_Provided records_
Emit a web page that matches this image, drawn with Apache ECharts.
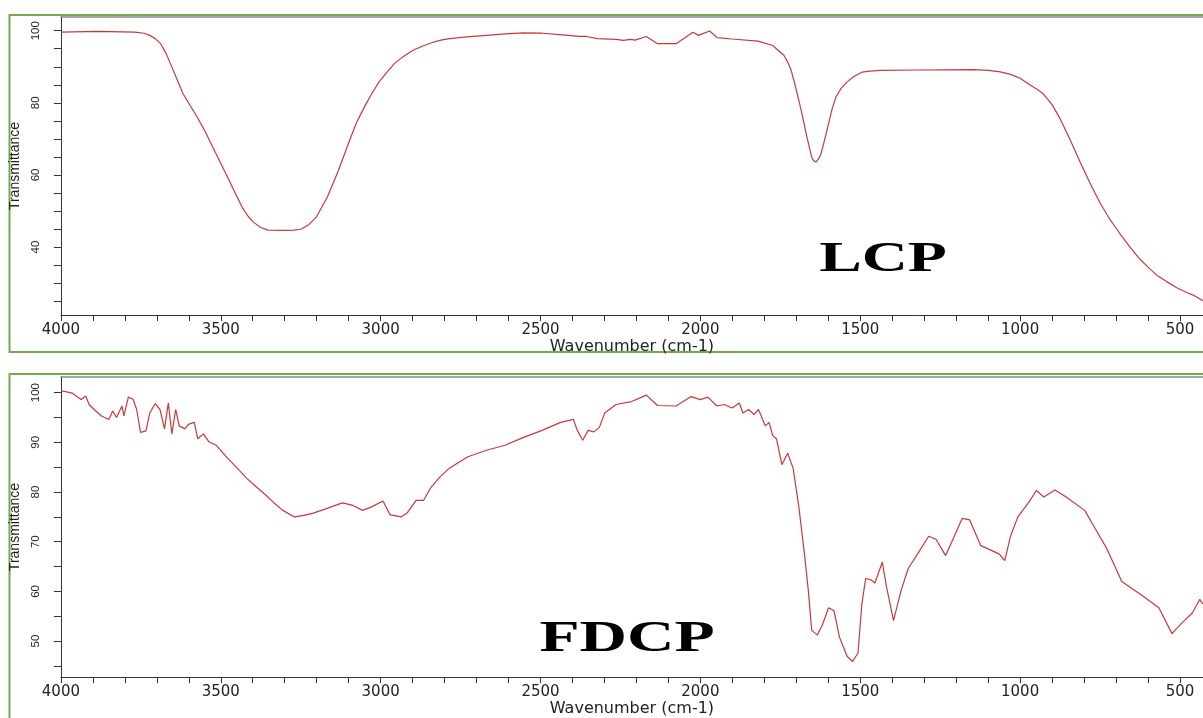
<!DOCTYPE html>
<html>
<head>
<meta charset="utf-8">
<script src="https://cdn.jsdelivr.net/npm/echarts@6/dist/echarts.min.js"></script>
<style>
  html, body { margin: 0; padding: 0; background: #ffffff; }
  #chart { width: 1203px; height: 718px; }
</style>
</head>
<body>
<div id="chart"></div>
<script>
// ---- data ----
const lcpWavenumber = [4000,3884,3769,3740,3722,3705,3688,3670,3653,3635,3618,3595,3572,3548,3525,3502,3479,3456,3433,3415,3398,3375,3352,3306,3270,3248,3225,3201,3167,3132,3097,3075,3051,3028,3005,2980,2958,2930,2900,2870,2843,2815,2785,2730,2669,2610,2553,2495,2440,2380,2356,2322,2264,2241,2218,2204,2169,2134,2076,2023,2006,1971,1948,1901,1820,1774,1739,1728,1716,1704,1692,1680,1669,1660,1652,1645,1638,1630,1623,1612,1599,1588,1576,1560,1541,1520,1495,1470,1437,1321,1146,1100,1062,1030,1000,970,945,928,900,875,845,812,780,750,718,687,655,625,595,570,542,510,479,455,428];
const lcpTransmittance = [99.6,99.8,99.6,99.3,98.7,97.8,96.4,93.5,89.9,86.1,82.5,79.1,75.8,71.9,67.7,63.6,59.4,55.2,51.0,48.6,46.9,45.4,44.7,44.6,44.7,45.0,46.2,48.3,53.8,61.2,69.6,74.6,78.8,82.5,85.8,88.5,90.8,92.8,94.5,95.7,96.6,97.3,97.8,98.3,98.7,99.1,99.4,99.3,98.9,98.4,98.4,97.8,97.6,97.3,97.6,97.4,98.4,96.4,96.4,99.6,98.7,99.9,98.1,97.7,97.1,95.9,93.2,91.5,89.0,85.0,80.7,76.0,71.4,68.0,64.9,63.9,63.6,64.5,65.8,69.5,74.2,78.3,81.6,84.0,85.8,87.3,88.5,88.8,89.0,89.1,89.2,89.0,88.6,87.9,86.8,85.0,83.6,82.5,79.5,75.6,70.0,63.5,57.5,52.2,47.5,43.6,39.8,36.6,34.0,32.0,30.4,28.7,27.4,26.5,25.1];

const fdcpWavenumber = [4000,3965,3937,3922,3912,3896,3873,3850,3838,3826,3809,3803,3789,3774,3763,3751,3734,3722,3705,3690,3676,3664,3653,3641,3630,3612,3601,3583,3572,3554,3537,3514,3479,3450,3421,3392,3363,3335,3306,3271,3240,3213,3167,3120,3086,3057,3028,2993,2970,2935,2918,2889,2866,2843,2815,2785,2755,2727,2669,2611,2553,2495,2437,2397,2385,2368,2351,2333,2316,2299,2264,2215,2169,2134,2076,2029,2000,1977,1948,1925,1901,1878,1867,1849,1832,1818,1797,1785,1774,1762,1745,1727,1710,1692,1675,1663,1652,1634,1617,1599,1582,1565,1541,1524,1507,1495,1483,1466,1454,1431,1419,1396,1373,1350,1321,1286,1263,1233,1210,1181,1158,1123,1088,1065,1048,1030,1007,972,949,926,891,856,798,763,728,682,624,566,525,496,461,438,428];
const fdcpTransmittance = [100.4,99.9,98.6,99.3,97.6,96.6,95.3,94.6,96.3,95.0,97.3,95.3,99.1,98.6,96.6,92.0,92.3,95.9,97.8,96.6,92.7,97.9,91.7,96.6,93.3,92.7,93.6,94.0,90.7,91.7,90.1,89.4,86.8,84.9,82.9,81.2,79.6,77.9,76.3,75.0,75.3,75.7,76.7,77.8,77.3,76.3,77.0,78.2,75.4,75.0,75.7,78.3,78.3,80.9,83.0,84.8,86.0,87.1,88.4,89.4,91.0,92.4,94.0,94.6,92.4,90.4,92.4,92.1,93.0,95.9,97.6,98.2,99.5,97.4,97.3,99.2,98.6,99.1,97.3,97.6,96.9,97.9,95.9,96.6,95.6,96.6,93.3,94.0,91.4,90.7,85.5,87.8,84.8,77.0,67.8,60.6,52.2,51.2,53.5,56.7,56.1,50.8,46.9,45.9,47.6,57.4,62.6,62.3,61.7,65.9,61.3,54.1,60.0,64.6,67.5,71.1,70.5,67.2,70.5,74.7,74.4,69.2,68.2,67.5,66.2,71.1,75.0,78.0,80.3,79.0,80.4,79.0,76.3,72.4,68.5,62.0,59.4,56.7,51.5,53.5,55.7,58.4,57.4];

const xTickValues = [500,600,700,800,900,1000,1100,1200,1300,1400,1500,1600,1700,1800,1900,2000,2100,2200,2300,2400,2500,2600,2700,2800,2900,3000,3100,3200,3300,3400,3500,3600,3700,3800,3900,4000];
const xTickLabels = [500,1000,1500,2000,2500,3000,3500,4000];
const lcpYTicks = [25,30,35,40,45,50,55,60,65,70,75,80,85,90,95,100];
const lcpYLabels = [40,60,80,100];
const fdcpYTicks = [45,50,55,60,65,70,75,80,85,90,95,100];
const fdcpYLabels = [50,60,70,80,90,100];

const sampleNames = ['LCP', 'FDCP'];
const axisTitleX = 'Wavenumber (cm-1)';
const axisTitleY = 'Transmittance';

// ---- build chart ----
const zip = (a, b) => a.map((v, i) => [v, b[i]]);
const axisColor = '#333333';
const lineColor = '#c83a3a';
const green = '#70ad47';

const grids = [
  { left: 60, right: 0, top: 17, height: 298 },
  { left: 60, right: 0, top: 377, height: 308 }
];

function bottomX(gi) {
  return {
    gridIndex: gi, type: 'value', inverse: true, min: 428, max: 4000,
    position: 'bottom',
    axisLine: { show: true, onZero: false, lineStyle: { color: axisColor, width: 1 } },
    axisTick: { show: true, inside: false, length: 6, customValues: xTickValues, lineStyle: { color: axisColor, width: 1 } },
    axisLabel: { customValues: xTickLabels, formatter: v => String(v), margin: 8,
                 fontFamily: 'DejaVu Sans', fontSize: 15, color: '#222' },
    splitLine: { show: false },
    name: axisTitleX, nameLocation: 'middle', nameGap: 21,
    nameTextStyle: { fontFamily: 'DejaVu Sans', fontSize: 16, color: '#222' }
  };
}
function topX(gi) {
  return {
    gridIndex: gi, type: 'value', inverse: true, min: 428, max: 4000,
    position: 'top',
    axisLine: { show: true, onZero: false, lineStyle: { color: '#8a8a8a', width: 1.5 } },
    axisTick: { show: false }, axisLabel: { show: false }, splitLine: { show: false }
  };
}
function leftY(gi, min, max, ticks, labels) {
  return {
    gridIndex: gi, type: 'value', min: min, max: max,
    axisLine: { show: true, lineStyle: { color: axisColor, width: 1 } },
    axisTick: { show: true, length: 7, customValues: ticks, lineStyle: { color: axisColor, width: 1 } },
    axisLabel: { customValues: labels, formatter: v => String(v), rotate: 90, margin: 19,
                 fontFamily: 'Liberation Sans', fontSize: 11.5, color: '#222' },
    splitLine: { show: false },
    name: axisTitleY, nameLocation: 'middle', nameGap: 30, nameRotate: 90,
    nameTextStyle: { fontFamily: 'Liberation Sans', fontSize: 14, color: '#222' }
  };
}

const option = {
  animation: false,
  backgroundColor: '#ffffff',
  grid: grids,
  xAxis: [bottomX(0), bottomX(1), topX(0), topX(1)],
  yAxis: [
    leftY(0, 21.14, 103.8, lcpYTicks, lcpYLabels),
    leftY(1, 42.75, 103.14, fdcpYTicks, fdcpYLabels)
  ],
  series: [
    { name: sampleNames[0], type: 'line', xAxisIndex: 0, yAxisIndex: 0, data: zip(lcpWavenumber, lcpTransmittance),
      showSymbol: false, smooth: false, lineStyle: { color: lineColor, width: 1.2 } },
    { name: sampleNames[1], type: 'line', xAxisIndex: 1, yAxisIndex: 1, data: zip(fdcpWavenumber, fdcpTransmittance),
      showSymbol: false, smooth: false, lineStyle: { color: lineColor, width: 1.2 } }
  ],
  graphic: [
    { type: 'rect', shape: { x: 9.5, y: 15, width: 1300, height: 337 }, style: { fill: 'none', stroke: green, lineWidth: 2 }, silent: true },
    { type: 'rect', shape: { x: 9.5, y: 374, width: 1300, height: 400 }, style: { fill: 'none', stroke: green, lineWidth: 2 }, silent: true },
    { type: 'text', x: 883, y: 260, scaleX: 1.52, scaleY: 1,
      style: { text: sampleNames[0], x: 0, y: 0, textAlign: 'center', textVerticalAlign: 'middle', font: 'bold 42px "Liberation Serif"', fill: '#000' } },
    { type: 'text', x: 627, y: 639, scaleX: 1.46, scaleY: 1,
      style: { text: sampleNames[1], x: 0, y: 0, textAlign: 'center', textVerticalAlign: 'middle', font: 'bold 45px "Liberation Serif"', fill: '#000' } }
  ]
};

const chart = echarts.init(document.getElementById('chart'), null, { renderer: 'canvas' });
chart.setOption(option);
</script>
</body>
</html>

--

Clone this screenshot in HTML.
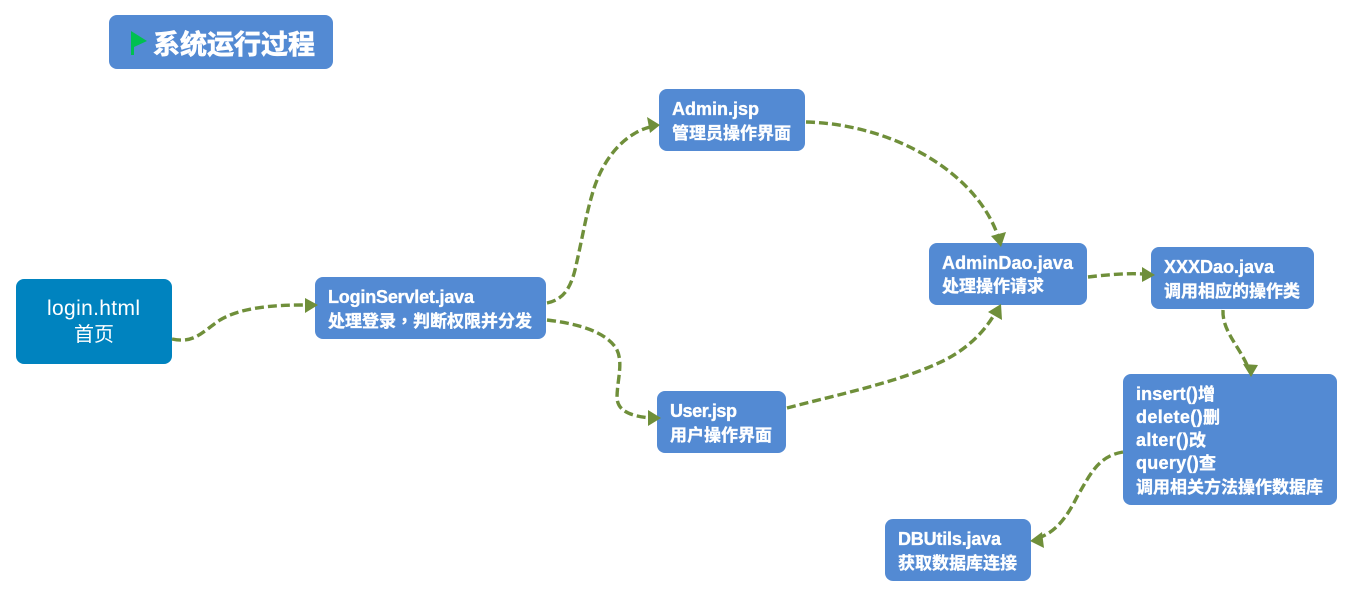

_To do_
Count how many lines above include the word "this" and answer with that figure only.

_Full response_
2